[begin SUPPLIED MATERIAL]

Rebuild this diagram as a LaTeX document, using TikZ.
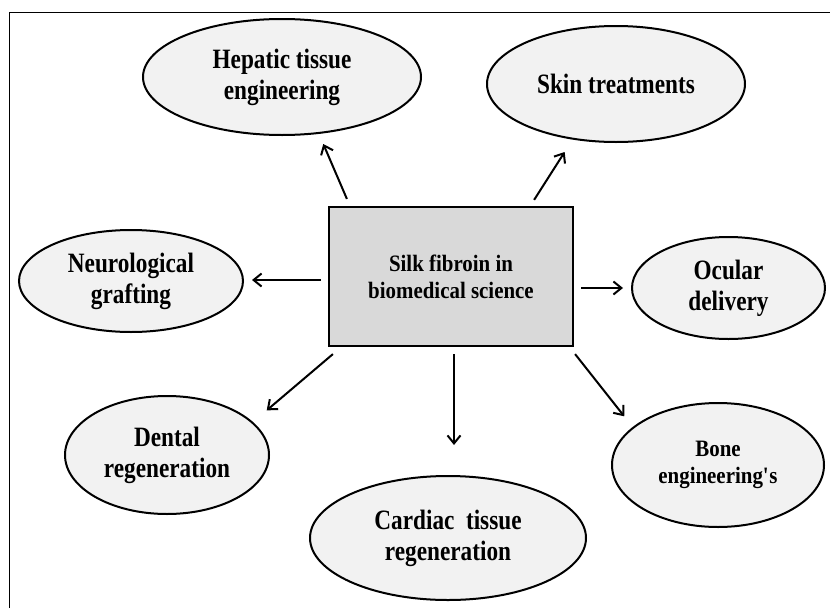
\documentclass[tikz,border=0pt]{standalone}
\usepackage{fontspec}
\setmainfont{Liberation Serif}
\newfontfamily\ellfont{Liberation Serif}[FakeStretch=0.83]
\newfontfamily\hubfont{Liberation Serif}[FakeStretch=0.89]
\usetikzlibrary{arrows.meta,shapes.geometric}
\definecolor{ellfill}{HTML}{F2F2F2}
\definecolor{boxfill}{HTML}{D9D9D9}
\begin{document}
\begin{tikzpicture}[x=1pt,y=-1pt,
  bubble/.style={ellipse, draw=black, line width=2pt, fill=ellfill, inner sep=0pt, align=center,
    font=\ellfont\bfseries\fontsize{28}{31}\selectfont},
  hub/.style={rectangle, draw=black, line width=2.2pt, fill=boxfill, minimum width=244pt,
    minimum height=139pt, inner sep=0pt, align=center, font=\hubfont\bfseries\fontsize{23.5}{27}\selectfont},
  small/.style={font=\hubfont\bfseries\fontsize{23.5}{27}\selectfont},
  arr/.style={line width=2pt, -{Straight Barb[length=8pt,width=13pt]}}]
\useasboundingbox (0,0) rectangle (830,608);
\draw[line width=1pt] (9,608) -- (9,12) -- (830,12);

\node[hub] (box) at (451,276.5) {Silk fibroin in\\biomedical science};

\node[bubble, minimum width=278pt, minimum height=116pt] (hep) at (282,77) {Hepatic tissue\\engineering};
\node[bubble, minimum width=258pt, minimum height=116pt] (skin) at (616,84) {Skin treatments};
\node[bubble, minimum width=224pt, minimum height=102pt] (neuro) at (131,281) {Neurological\\grafting};
\node[bubble, minimum width=193pt, minimum height=102pt] (ocu) at (728.5,288) {Ocular\\delivery};
\node[bubble, minimum width=204pt, minimum height=118pt] (dent) at (167,455) {Dental\\regeneration};
\node[bubble, minimum width=276pt, minimum height=124pt] (card) at (448,538) {Cardiac\ \ tissue\\regeneration};
\node[bubble, small, minimum width=212pt, minimum height=124pt] (bone) at (718,465) {Bone\\engineering\textquotesingle s};

\coordinate (sN) at ([shift={(-7,3.5)}]box.west);
\coordinate (sO) at ([shift={(7,11.5)}]box.east);
\coordinate (sC) at ([shift={(3,7)}]box.south);

\draw[arr, shorten >=11pt] ([shift={(19,-7)}]box.north west) -- (hep.-57.6);
\draw[arr, shorten >=14.7pt] ([shift={(-40,-6)}]box.north east) -- (skin.-128.3);
\draw[arr, shorten >=8pt] (sN) -- (sN -| neuro.east);
\draw[arr, shorten >=8pt] (sO) -- (sO -| ocu.west);
\draw[arr, shorten >=18pt] ([shift={(5,7)}]box.south west) -- (dent.21.7);
\draw[arr, shorten >=30pt] (sC) -- (sC |- card.north);
\draw[arr, shorten >=13.6pt] ([shift={(1,7)}]box.south east) -- (bone.156.2);
\end{tikzpicture}
\end{document}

[end SUPPLIED MATERIAL]

◆ REQUIRED TASK
All of the lines above should be printed exactly, minus the pictures.

◆ TASK OUTPUT
Rebuild this diagram as a LaTeX document, using TikZ.
\documentclass[tikz,border=0pt]{standalone}
\usepackage{fontspec}
\setmainfont{Liberation Serif}
\newfontfamily\ellfont{Liberation Serif}[FakeStretch=0.83]
\newfontfamily\hubfont{Liberation Serif}[FakeStretch=0.89]
\usetikzlibrary{arrows.meta,shapes.geometric}
\definecolor{ellfill}{HTML}{F2F2F2}
\definecolor{boxfill}{HTML}{D9D9D9}
\begin{document}
\begin{tikzpicture}[x=1pt,y=-1pt,
  bubble/.style={ellipse, draw=black, line width=2pt, fill=ellfill, inner sep=0pt, align=center,
    font=\ellfont\bfseries\fontsize{28}{31}\selectfont},
  hub/.style={rectangle, draw=black, line width=2.2pt, fill=boxfill, minimum width=244pt,
    minimum height=139pt, inner sep=0pt, align=center, font=\hubfont\bfseries\fontsize{23.5}{27}\selectfont},
  small/.style={font=\hubfont\bfseries\fontsize{23.5}{27}\selectfont},
  arr/.style={line width=2pt, -{Straight Barb[length=8pt,width=13pt]}}]
\useasboundingbox (0,0) rectangle (830,608);
\draw[line width=1pt] (9,608) -- (9,12) -- (830,12);

\node[hub] (box) at (451,276.5) {Silk fibroin in\\biomedical science};

\node[bubble, minimum width=278pt, minimum height=116pt] (hep) at (282,77) {Hepatic tissue\\engineering};
\node[bubble, minimum width=258pt, minimum height=116pt] (skin) at (616,84) {Skin treatments};
\node[bubble, minimum width=224pt, minimum height=102pt] (neuro) at (131,281) {Neurological\\grafting};
\node[bubble, minimum width=193pt, minimum height=102pt] (ocu) at (728.5,288) {Ocular\\delivery};
\node[bubble, minimum width=204pt, minimum height=118pt] (dent) at (167,455) {Dental\\regeneration};
\node[bubble, minimum width=276pt, minimum height=124pt] (card) at (448,538) {Cardiac\ \ tissue\\regeneration};
\node[bubble, small, minimum width=212pt, minimum height=124pt] (bone) at (718,465) {Bone\\engineering\textquotesingle s};

\coordinate (sN) at ([shift={(-7,3.5)}]box.west);
\coordinate (sO) at ([shift={(7,11.5)}]box.east);
\coordinate (sC) at ([shift={(3,7)}]box.south);

\draw[arr, shorten >=11pt] ([shift={(19,-7)}]box.north west) -- (hep.-57.6);
\draw[arr, shorten >=14.7pt] ([shift={(-40,-6)}]box.north east) -- (skin.-128.3);
\draw[arr, shorten >=8pt] (sN) -- (sN -| neuro.east);
\draw[arr, shorten >=8pt] (sO) -- (sO -| ocu.west);
\draw[arr, shorten >=18pt] ([shift={(5,7)}]box.south west) -- (dent.21.7);
\draw[arr, shorten >=30pt] (sC) -- (sC |- card.north);
\draw[arr, shorten >=13.6pt] ([shift={(1,7)}]box.south east) -- (bone.156.2);
\end{tikzpicture}
\end{document}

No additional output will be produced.